Горький чуток: многое видит и слышит издали — многое, но не все. Изменившегося воздуха как будто не чувствует: чтобы почувствовать его, надо дышать, а он давно не дышал.

«И Достоевский велик, и Толстой гениален… но Русь и народ ее значительнее, дороже Толстого, Достоевского и даже Пушкина, не говоря обо всех нас». Не значит ли это: есть высшая ценность, которой можно принести в жертву Толстого, Достоевского — всю русскую литературу?

Да, можно. Освобождение России дороже русской литературы. Если бы оказалось, что она против освобождения, то не только можно, но и должно ею пожертвовать. Весь вопрос в том, действительно ли русская литература против освобождения. Восемь лет назад Горький отвечал решительно: против; теперь — уже не так решительно, но сущность ответа и теперь та же.

«Один литератор говорит, что если бы я был министром, то сжег бы Достоевского. Министром я не надеюсь быть, но все-таки считаю долгом заранее успокоить взволнованного писателя: если и буду, то не сожгу. Не сожгу, ибо русскую литературу люблю».
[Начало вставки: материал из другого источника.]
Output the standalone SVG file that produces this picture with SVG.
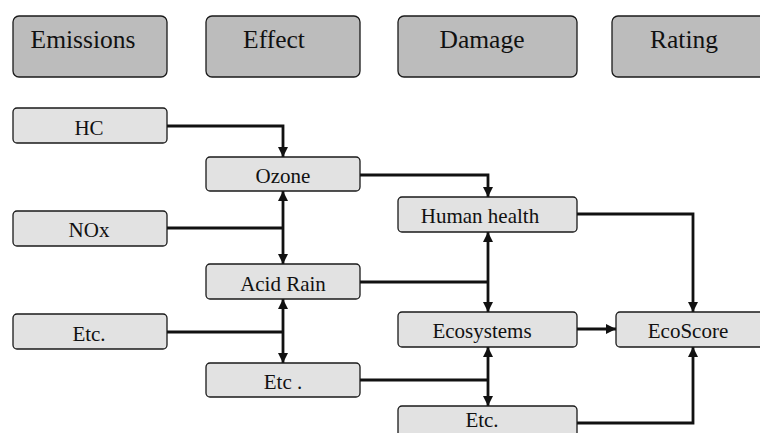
<svg xmlns="http://www.w3.org/2000/svg" width="760" height="433" viewBox="0 0 760 433">
<style>
.hdr{fill:#bcbcbc;stroke:#1a1a1a;stroke-width:1.3}
.box{fill:#e2e2e2;stroke:#1a1a1a;stroke-width:1.3}
.ht{font-family:"Liberation Serif","Times New Roman",serif;font-size:25.5px;fill:#111;text-anchor:middle}
.bt{font-family:"Liberation Serif","Times New Roman",serif;font-size:21px;fill:#111;text-anchor:middle}
.c{fill:none;stroke:#111;stroke-width:2.8}
.a{marker-end:url(#ah)}
.b{marker-start:url(#ah);marker-end:url(#ah)}
</style>
<defs>
<marker id="ah" markerUnits="userSpaceOnUse" markerWidth="12" markerHeight="12" refX="10" refY="5" orient="auto-start-reverse">
<path d="M0,0 L10,5 L0,10 z" fill="#111"/>
</marker>
</defs>
<rect width="760" height="433" fill="#fff"/>
<g id="hdr-emissions"><rect class="hdr" x="13" y="16" width="154" height="61" rx="6"/><text class="ht" x="83" y="48">Emissions</text></g>
<g id="hdr-effect"><rect class="hdr" x="206" y="16" width="154" height="61" rx="6"/><text class="ht" x="274" y="48">Effect</text></g>
<g id="hdr-damage"><rect class="hdr" x="398" y="16" width="179" height="61" rx="6"/><text class="ht" x="482" y="48">Damage</text></g>
<g id="hdr-rating"><rect class="hdr" x="612" y="16" width="160" height="61" rx="6"/><text class="ht" x="684" y="48">Rating</text></g>

<g id="connectors">
<path class="c a" d="M167,126 H283 V157"/>
<path class="c a" d="M360,175 H488 V197"/>
<path class="c" d="M167,228 H283"/>
<path class="c b" d="M283,191 V264"/>
<path class="c" d="M360,282 H488"/>
<path class="c b" d="M488,232 V312"/>
<path class="c" d="M167,332 H283"/>
<path class="c b" d="M283,299 V363"/>
<path class="c" d="M360,380 H488"/>
<path class="c b" d="M488,347 V406"/>
<path class="c a" d="M577,214 H693 V312"/>
<path class="c a" d="M577,329 H616"/>
<path class="c a" d="M577,423 H693 V347"/>
</g>

<g id="hc"><rect class="box" x="13" y="108" width="154" height="35" rx="4"/><text class="bt" x="89" y="135">HC</text></g>
<g id="nox"><rect class="box" x="13" y="211" width="154" height="35" rx="4"/><text class="bt" x="89" y="237">NOx</text></g>
<g id="etc-em"><rect class="box" x="13" y="314" width="154" height="35" rx="4"/><text class="bt" x="89" y="341">Etc.</text></g>
<g id="ozone"><rect class="box" x="206" y="157" width="154" height="34" rx="4"/><text class="bt" x="283" y="183">Ozone</text></g>
<g id="acid-rain"><rect class="box" x="206" y="264" width="154" height="35" rx="4"/><text class="bt" x="283" y="291">Acid Rain</text></g>
<g id="etc-eff"><rect class="box" x="206" y="363" width="154" height="34" rx="4"/><text class="bt" x="283" y="389">Etc .</text></g>
<g id="human-health"><rect class="box" x="398" y="197" width="179" height="35" rx="4"/><text class="bt" x="480" y="223">Human health</text></g>
<g id="ecosystems"><rect class="box" x="398" y="312" width="179" height="35" rx="4"/><text class="bt" x="482" y="338">Ecosystems</text></g>
<g id="etc-dmg"><rect class="box" x="398" y="406" width="179" height="40" rx="4"/><text class="bt" x="482" y="427">Etc.</text></g>
<g id="ecoscore"><rect class="box" x="616" y="312" width="160" height="35" rx="4"/><text class="bt" x="688" y="338">EcoScore</text></g>
</svg>
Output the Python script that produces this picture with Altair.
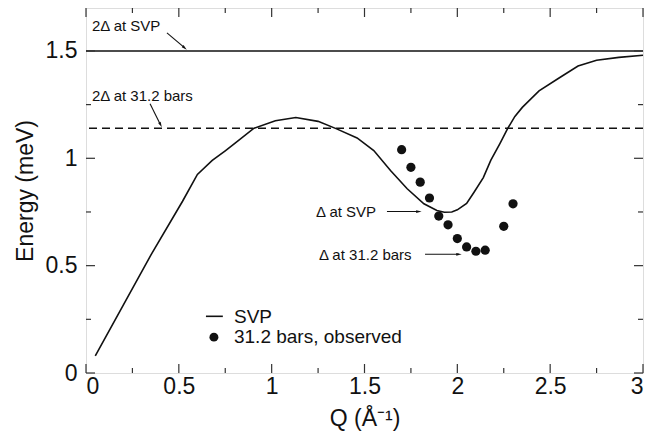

Успокоился ли «взволнованный писатель», не знаю, но, прочтя отповедь Горького, я так и не понял, почему бы ему не сжечь Достоевского. «Я русскую литературу люблю» — этого мало. Если бы не любил — сжег бы; но вот любит и милует. А причина милости, повторяю, остается неизвестною.

Достоевский — «ярый шовинист, антисемит, основоположник зоологического национализма, враг Запада». В изображениях Достоевского, «на горе наше», есть правда, но это «правда Салтычихи, Аракчеева, тюремных смотрителей и околоточных надзирателей». Излюбленный герой Достоевского Алеша Карамазов — будущий В. Розанов, «подвизающийся на поприще цинизма». Иван Карамазов — вовсе «не глубокая совесть», а «словоблудник, Обломов, принявший нигилизм ради удобств плоти и по лени»; его «неприятие мира» — просто словесный бунт; жалость его — «сентиментальная ложь, противное лицемерие». Вообще Достоевский «создает человека по образу и подобию дикого и злого животного». Это — клевета на Россию, на все человечество. «Я считаю это (действие Достоевского на читателей — зрителей) социально вредным», — заключает Горький.